11 Big Data Myths and Facts
Big Data Myths and Facts
- Myth: Big Data Is New
- Fact: Huge cross-references of every single word used in the Bible, called “concordances,” were in use by scholar monks for centuries well before the first databases.
- Myth: Big data is Made for Big Business
- Fact: Enterprises of all sizes are able to now leverage big data analytics thanks to recent improvement in cloud and data management technology.
- Myth: Bigger Data Is Better
- Fact: Quality of data wins over quantity of data. What to use is often more relevant than how much to use.
- Myth: Our data is so messed up we can’t possibly master big data
- Fact: Advanced data quality, master data management, and data governance tools have made it easier to clean up the enterprise data mess.
- Myth: Every problem is a big data problem
- Fact: If you are matching a couple fields) against a couple of conditions across a couple of gigabytes, it isn’t really a big data problem. Don’t treat every analytics need as a big data effort.
- Myth: Big Data applications require little or no performance tuning
- Fact: Big Data applications require regular tuning of the analytical and statistical models as more and more data and variables are added.
- Myth: Big data is a Magic 8-Ball
- Fact: Big Data may not tell you everything. A lot depends on the right questions and the right data for it to work
- Myth: Big data is only unstructured data
- Fact: Big Data does not have to be unstructured.
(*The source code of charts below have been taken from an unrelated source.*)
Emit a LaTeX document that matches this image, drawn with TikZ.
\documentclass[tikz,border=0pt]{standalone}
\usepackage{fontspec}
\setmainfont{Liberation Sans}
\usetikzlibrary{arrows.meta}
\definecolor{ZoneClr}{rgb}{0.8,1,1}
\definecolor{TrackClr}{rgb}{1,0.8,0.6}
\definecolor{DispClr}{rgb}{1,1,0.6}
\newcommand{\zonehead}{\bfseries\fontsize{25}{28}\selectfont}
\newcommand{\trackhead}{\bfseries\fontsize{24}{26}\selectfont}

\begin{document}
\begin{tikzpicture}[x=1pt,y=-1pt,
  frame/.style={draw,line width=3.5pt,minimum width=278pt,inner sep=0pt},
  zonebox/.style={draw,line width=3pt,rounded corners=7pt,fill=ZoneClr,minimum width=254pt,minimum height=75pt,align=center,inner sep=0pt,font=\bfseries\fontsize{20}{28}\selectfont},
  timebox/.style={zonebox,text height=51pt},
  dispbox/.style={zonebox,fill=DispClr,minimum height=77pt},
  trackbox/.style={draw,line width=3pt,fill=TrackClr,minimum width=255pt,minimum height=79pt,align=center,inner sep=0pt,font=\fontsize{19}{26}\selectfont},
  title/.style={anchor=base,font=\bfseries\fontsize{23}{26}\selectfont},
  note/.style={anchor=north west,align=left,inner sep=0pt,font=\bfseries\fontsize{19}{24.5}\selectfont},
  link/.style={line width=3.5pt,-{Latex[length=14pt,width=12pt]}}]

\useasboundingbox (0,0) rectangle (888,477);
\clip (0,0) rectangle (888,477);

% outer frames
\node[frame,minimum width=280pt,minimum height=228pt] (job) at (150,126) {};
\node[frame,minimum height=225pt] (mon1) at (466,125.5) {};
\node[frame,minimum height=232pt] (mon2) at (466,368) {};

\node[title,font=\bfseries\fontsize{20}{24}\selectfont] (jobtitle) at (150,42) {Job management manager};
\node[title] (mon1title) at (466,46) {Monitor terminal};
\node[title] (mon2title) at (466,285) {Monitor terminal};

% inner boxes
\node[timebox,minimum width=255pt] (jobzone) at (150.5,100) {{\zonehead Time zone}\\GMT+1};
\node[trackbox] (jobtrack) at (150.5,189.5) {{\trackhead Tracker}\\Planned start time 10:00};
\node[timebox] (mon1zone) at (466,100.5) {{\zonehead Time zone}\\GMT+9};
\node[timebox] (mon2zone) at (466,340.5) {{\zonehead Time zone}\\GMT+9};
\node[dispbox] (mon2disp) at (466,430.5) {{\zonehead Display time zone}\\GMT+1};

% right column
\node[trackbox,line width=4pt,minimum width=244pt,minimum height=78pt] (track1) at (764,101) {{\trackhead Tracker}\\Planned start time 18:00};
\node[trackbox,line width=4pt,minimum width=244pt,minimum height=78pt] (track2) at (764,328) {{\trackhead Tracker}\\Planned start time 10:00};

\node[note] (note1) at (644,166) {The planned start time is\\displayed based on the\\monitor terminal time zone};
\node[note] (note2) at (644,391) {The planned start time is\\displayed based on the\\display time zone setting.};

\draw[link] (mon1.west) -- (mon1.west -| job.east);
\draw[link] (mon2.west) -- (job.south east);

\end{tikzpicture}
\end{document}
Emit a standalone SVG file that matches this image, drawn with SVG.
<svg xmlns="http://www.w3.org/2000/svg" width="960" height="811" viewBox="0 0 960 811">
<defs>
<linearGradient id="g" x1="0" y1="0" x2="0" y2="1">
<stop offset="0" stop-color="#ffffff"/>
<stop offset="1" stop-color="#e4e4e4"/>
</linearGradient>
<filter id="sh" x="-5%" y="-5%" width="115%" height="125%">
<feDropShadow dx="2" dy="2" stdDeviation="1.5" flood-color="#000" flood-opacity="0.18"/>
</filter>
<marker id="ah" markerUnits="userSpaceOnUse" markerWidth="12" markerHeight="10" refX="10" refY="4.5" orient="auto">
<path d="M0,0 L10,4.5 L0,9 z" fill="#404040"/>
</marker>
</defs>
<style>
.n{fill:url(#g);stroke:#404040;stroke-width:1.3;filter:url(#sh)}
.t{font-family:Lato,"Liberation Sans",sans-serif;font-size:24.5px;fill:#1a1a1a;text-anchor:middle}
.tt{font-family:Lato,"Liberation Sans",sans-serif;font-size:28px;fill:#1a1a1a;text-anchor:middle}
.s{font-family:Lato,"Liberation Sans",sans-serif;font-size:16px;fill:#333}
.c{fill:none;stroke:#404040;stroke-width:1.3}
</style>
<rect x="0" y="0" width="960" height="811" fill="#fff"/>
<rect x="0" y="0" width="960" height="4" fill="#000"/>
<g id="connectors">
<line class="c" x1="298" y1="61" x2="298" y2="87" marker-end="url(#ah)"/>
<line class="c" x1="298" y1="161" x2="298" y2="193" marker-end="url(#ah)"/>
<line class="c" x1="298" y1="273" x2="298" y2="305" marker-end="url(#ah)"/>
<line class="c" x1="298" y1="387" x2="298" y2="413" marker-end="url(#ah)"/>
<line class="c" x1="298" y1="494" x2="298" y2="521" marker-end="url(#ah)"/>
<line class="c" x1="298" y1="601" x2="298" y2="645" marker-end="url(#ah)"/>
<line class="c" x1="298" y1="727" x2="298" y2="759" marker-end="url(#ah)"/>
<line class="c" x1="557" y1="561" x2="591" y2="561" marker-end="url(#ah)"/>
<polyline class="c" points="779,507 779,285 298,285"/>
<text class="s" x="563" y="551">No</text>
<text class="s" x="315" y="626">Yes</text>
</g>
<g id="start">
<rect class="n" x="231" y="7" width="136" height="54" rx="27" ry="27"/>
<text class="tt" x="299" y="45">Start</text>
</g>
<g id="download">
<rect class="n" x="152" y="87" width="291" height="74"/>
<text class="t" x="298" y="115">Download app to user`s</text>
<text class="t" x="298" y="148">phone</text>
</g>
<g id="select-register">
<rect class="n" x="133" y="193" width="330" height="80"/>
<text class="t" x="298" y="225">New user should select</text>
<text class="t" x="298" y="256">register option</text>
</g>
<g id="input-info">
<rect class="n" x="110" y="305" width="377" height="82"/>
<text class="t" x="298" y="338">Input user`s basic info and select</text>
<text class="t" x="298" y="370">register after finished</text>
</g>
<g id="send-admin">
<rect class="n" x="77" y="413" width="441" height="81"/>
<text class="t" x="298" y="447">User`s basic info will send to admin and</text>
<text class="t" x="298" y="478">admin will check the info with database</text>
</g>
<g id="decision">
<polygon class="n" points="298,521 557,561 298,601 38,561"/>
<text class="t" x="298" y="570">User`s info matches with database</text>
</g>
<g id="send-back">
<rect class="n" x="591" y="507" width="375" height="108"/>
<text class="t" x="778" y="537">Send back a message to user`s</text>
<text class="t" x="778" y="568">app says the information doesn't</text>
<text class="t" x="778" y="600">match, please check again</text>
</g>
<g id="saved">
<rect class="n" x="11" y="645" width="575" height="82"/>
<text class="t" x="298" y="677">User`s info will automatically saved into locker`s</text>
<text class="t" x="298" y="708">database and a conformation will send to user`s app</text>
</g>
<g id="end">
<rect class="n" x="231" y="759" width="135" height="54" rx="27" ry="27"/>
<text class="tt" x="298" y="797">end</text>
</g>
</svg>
Even voluminous structured data may classified as Big Data because of its sheer volume.
- Myth: You need unstructured data to make predictions
- Fact: Predictive models use a combination of unstructured and structured data for training the models and making inferences.
- Myth: Machine learning is a concept related to Big Data
- Fact: The idea underlying machine learning is “using data to model an underlying process”. Machine learning algorithms can, however, provide valuable insights when used in conjunction with Big Data.
- Myth: Big data analytics will not require supervision by humans
- Fact: The adjective “unsupervised” does not mean that these algorithms run by themselves without human supervision. An analyst (or a data scientist) who is training an unsupervised learning model has to exercise a similar hind of modelling discipline as the one who is training a supervised model.